Lionel Richie didn’t dress it up, and he didn’t leave much room for interpretation.
Speaking on the VEEPS Artist Friendly podcast, the 76-year-old laid out what he sees as the fundamental contradiction in modern fame. Artists spend years trying to be seen, he said, only to recoil once the attention actually arrives. His warning was simple: if you don’t like interacting with people, you’re going to struggle with what comes next.
He described the pattern in blunt terms—early career, it’s “look at me.” Once success hits, it flips to “don’t look at me.” For Richie, that shift isn’t just awkward, it’s unsustainable. Fame, in his view, comes with an unavoidable exchange: attention in return for access.

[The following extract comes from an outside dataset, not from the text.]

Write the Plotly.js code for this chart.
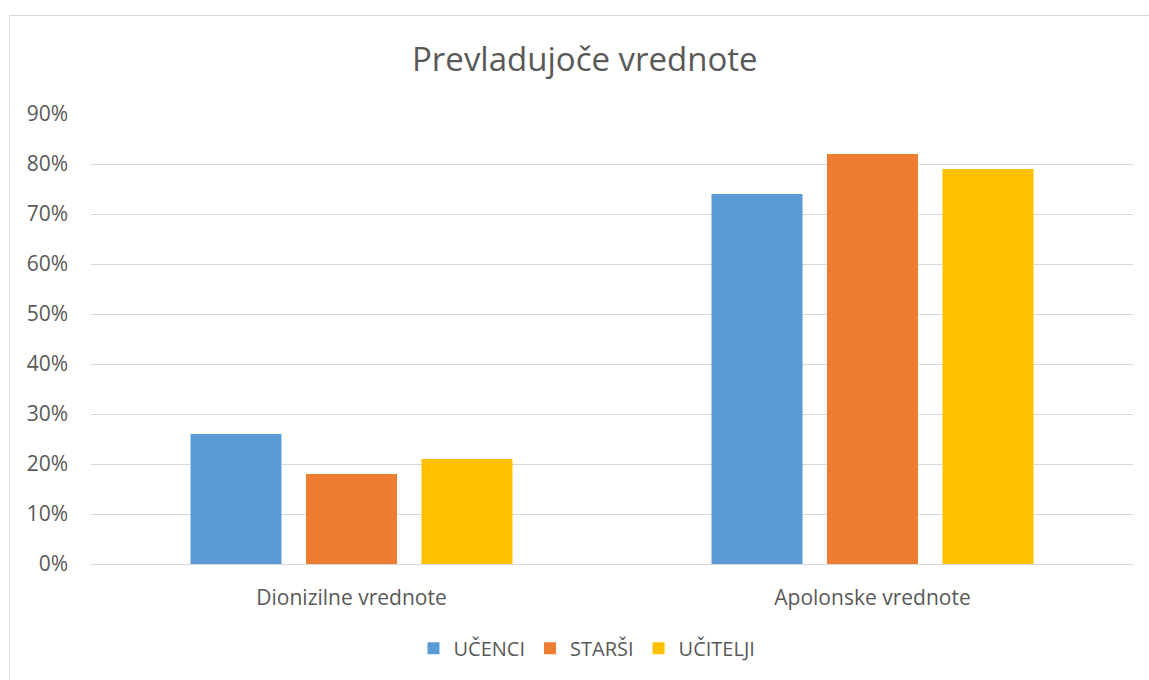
<!DOCTYPE html>
<html>
<head>
<meta charset="utf-8">
<script src="https://cdn.plot.ly/plotly-3.0.1.min.js"></script>
<style>
  html, body { margin: 0; padding: 0; background: #fff; }
  #chart { width: 1149px; height: 680px; }
  #frame { position: absolute; left: 9px; top: 15px; width: 1200px; height: 700px;
           border: 1px solid #d9d9d9; pointer-events: none; box-sizing: border-box; }
</style>
</head>
<body>
<div id="chart"></div>
<div id="frame"></div>
<script>
const categories = ["Dionizilne vrednote", "Apolonske vrednote"];
const seriesNames = ["UČENCI", "STARŠI", "UČITELJI"];
const ucenci = [0.26, 0.74];
const starsi = [0.18, 0.82];
const ucitelji = [0.21, 0.79];
const colors = ["#5B9BD5", "#ED7D31", "#FFC000"];

const font = "Open Sans, Noto Sans, sans-serif";
const values = [ucenci, starsi, ucitelji];
const traces = values.map((v, i) => ({
  type: "bar",
  name: seriesNames[i],
  x: categories,
  y: v,
  marker: { color: colors[i] },
  hoverinfo: "none"
}));

const layout = {
  width: 1149, height: 680,
  margin: { l: 91, r: 16, t: 114, b: 116 },
  paper_bgcolor: "#ffffff",
  plot_bgcolor: "#ffffff",
  font: { family: font, color: "#595959", size: 21 },
  title: { text: "Prevladujoče vrednote", font: { size: 33, color: "#595959", family: font },
           x: 0.509, xanchor: "center", y: 0.912, yanchor: "middle" },
  barmode: "group",
  bargap: 0.335,
  bargroupgap: 0.212,
  xaxis: { showgrid: false, zeroline: false, showline: false, ticks: "",
           tickfont: { size: 21, color: "#595959" }, ticklabelstandoff: 19 },
  yaxis: { range: [0, 0.9], dtick: 0.1, tick0: 0, tickformat: ".0%",
           showgrid: true, gridcolor: "#d9d9d9", gridwidth: 1,
           zeroline: true, zerolinecolor: "#d9d9d9", zerolinewidth: 1,
           showline: false, ticks: "", ticklabelstandoff: 22,
           tickfont: { size: 21, color: "#595959" } },
  showlegend: true,
  legend: { orientation: "h", x: 0.476, xanchor: "center", y: -0.187, yanchor: "middle",
            font: { size: 20, color: "#595959" }, itemclick: false, traceorder: "normal" }
};

Plotly.newPlot("chart", traces, layout, { staticPlot: true });
</script>
</body>
</html>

The timing of his comments lines up with the ongoing backlash surrounding Chappell Roan, who has faced criticism over how she’s handled fan interactions. Past remarks calling some fans “weird” or “creepy,” along with a reported incident involving a bodyguard confronting a young fan in Brazil, have kept the issue in circulation. Roan has pushed back in her own way, arguing that public recognition shouldn’t erase personal boundaries or invite intrusive behavior.
Richie’s perspective doesn’t engage much with that distinction. He focuses on the basics—acknowledgment, eye contact, a short exchange. According to him, even a few seconds of engagement can shape how an artist is perceived long-term. Ignore that, and the reputation builds just as quickly in the opposite direction.
Joel Madden, who hosted the conversation, pointed to Richie’s consistency. Whether it’s a concert or a restaurant, Richie makes a point of acknowledging people who recognize him. It’s not performative, at least not in how he describes it—it’s habit, built from remembering what it felt like to be unknown.
That idea—memory as a guide—sits at the center of his approach. He recalled being “invisible” earlier in his life and treats that as a reason not to ignore people now. For him, the interaction doesn’t need to be long or deep. It just needs to happen.
He also framed it in practical terms. Reputation spreads whether you manage it or not. Without social media, he said, word-of-mouth still travels fast. One negative impression can stick just as easily as a positive one.
Whether newer artists accept that tradeoff—or try to redefine it—is where the friction keeps showing up.